Not enough time is devoted to just allowing children to BE – to day dream, to rest, to explore – without adult agendas and without constant outside determinants of whether something is worthwhile or not. Goals and end results can be fine in many situations in life – but not when it comes to young children and their day to day existence. A child needs to experience boredom – so he can look within to find what he needs. Having said that, a young child should never know the meaning of that word – she should be so at one with the world and in such a flow with what happens around her that to be bored (which implies separation) cannot happen.

Furthermore, by working with those two golden pillars of early childhood – repetition and imitation – one is actually strengthening the physical chalice into which the soul of this new human being comes to live. If a person is not comfortable being in his body – in his Temple, his chalice – then he can find no peace. And usually, he looks outside himself for diversion or perhaps help….and the cycle continues, unbroken. He must learn to look within so that he can then turn and look without with meaning.

Repetition – the same activities, the same breathing in and breathing out in day to day , week to week, seasonal rhythms, is what builds, nourishes and sustains the growing human body. By working on the etheric body which carries, as it were, the life rhythms of the human being, the physical body is thereby enhanced and the necessary growth that needs to happen is allowed to unfold.

By giving a child that which is worthy of imitation one works with the template, as it were, of the evolving human being – one does not discuss and thereby engage the intellectual faculties which forces the child into premature I awareness. Instead, one does what one needs to do in the best way possible – and sets things up so that the child can join in and imitate – or soak up what is happening via her body, via play. And that is key – that the body is utilized. Early childhood is the time in life when the physical body needs to be strengthened so as to be able to support the later intellectual demands of being a human being – and in early childhood this occurs when life is, as much as possible, about healthy repetitive movement and imitation. Not passively watching a screen – but actively playing with sensible open-ended toys and engaging in work (baking, sweeping, chopping etc).

Precocious self awareness (more, more, more, me, me, me) immediately thrusts a child’s growth away from a focus on the etheric body. The child becomes aware of herself and energy (to use a not very accurate word) is devoted prematurely to the growth of the I instead of the growth of the physical body. The problem here is that the physical body is not ready yet to fully and in a healthy way accept the I and problems (which are usually described in the ADHD spectrum – or at least in restless behaviour) result.

OK – poor you, Chris – all you wanted were the names of some books and look what you got! Ah well. But seriously – you have books. You don’t need new ones. Dig ’em out and re-read ’em. If your child protests (which she shouldn’t do if you play your cards right – ie let no hesitation or ‘is this ok’ creep in) then put the books away and take out those same books (with delight “look what Mama found on the top shelf – our old favourite!) a day later.

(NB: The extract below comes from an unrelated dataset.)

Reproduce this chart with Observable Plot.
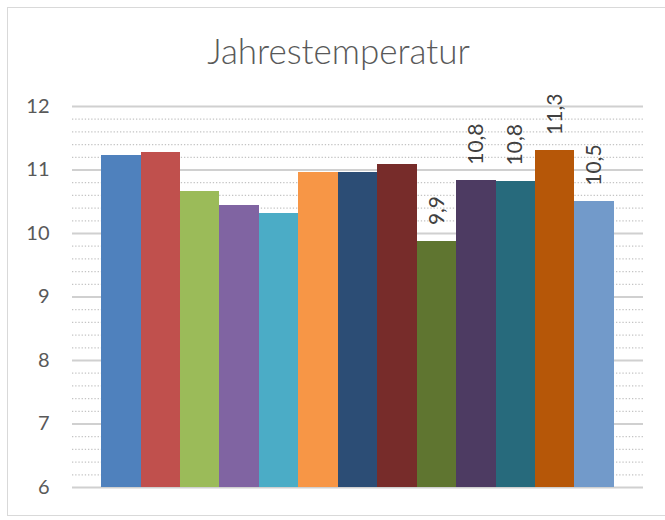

Posted on September 16, 2013 in Kindergarten (and pre-K)

  • Nicole says:

    I know this is an old post, but I just read it and I wanted to comment on it. My little one is about to turn 6, so I am having to think back a bit. She’s in Kindergarten and doing wonderfully, but her one and two and three years were hard. Mommy and daddy got divorced and she started having to transition between two homes before she turned two. She was having daily tantrums, melt-downs, hitting other children, and was generally a very unhappy one year old. What helped the most with this was rhythm and repetition.

    I ended up reading the same book to her twice a day, every day, for almost two years. When it’s been a tough day, we still will read that book before bed. Yup, you heard me. Same book and we still read it. It was a nursery rhyme book that was fairly long. I read it in a sing-song voice while rocking her before nap time and before bed-time. To say I had this book memorized is a bit of an understatement. If on the rare occasion that our schedule was off and nap-time was somewhere else, or hit while in the car, I would get her comfortable with a blanket and then I would recite the entire book to her. I would use the exact same intonations and pauses as if the book was in my hand. If I changed a pronunciation or the pitch of a syllable, she would notice. This worked beautifully, but it took me a while to figure out how important this was.

    For nap time and bedtime she got one book and two songs (if she was even still awake). The second song was always “My Favorite Things” from the Sound of Music. This was also our calm down song. When there were tears or a tantrum (yes there were tantrums, lots of tantrums, especially on the day she came back to my house and the day she was to go to her dad’s), I would rock her and sing this song. I can’t say it was magic, but it made a big difference. The other song changed every few months, but they tended to recycle themselves.

    When she was three (3 1/2 maybe), we started adding one more book to her night time routine. She seemed to need the extra time because she had started a preschool three mornings a week (not Waldorf, but outdoor, nature, art, developmentally appropriate) and sometimes needed extra time to wind down. This second book changed every few weeks or so, but usually was one of a handful of books: “Good Night Moon”, “Steam Train, Dream Train” or “Pajama Time”.

    Truthfully, I think these daily rhythms saved us both. Whenever I deviated, things got so much worse. The more rhythm we had, even to eating the same exact lunches and dinners each day of the week, the easier things got. We still have spaghetti Thursdays, and we still have a limit of two books and two songs before bed. Things have changed, but in many ways have stayed the same. I wish I had figured all of this out sooner and I would suggest not having more than double the number of books for the child’s age. So, no more than 6 books all year round for a 3 year old. Repetition and keeping things simply really is so important, especially when there are things in your child’s life that are disruptive and outside of your control.